To enable IBM to restore the service following this type of catastrophic failure a configuration backup of every paid queue manager is taken every 24 hours and saved in an encrypted format in a storage location outside the active data center. The configuration backup includes the admin definitions of the queues, topics and channels that exist within the queue manager as well as TLS certificates that have been applied, but does not include runtime state such as persistent messages or channel sequence state because runtime state in a queue manager changes so frequently that restoring a copy of that data up to 24 hours old is typically less desirable to an enterprise than starting from a clean state.

Since restoring a queue manager from this configuration backup results in the loss of the runtime state such as persistent messages it is not an action that is taken lightly by IBM and so the IBM Operations team will first work with the infrastructure provider (e.g. IBM or Amazon Web Services) to recover the existing infrastructure. Only once it has been determined that the original infrastructure cannot be recovered in an acceptable timeframe will the Cold DR process be activated.

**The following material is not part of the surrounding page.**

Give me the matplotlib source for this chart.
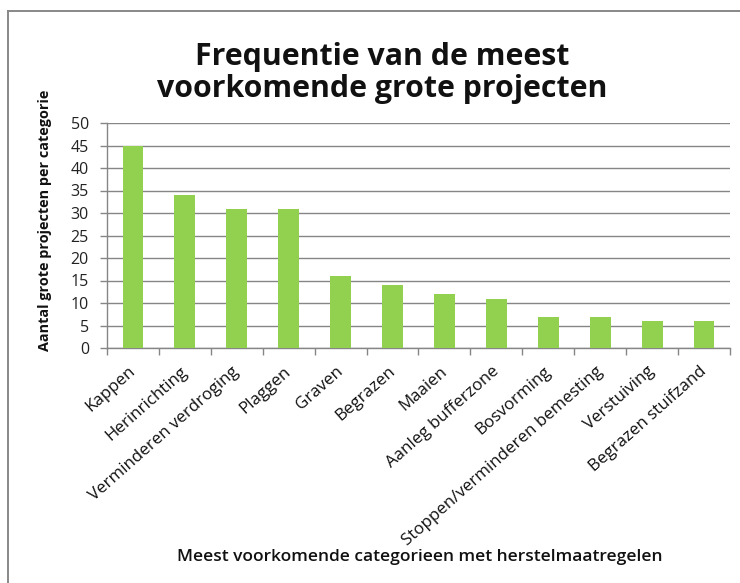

Once the decision has been made to trigger the Cold DR process IBM will launch new infrastructure in a different data center to host the paid queue managers, and use the configuration backup for each paid queue manager to recreate a copy of the queue manager deployed in the new infrastructure. Finally the DNS hostname that is used by applications to access the queue manager is updated to point to the new infrastructure deployment.

RTO and RPO (recovery time objective and recovery point objective)

  • RTO is 24 hours
  • RPO is 24 hours

IBM MQ on Cloud disaster recovery

Table 1. IBM MQ on Cloud processing and backup locations
Queue manager region Processing availability zone Alternate availability zone Backup multi-az region
us-south dal12 dal14 us-south
us-east wdc04 wdc06 us-east
eu-de fra02 fra05 eu-de
eu-gb lon04 lon02 eu-gb
AWS us-east-1 us-east-1d us-east-1b us-east
AWS eu-west-1 eu-west-1c eu-west-1b eu-west

Customer Responsibilities

Since the cold restore of the queue manager does not retain runtime state such as channel sequence state there may be some administrative action that you will need to take to re-integrate the restored queue manager with your other infrastructure, for example by resetting channel sequence numbers so that channels will successfully communicate. To aid this final recovery step you are recommended to configure a Disaster Recovery notification handler as described here when you deploy your queue managers so that you can receive a notification from the IBM Operations team when the disaster recovery process has been completed.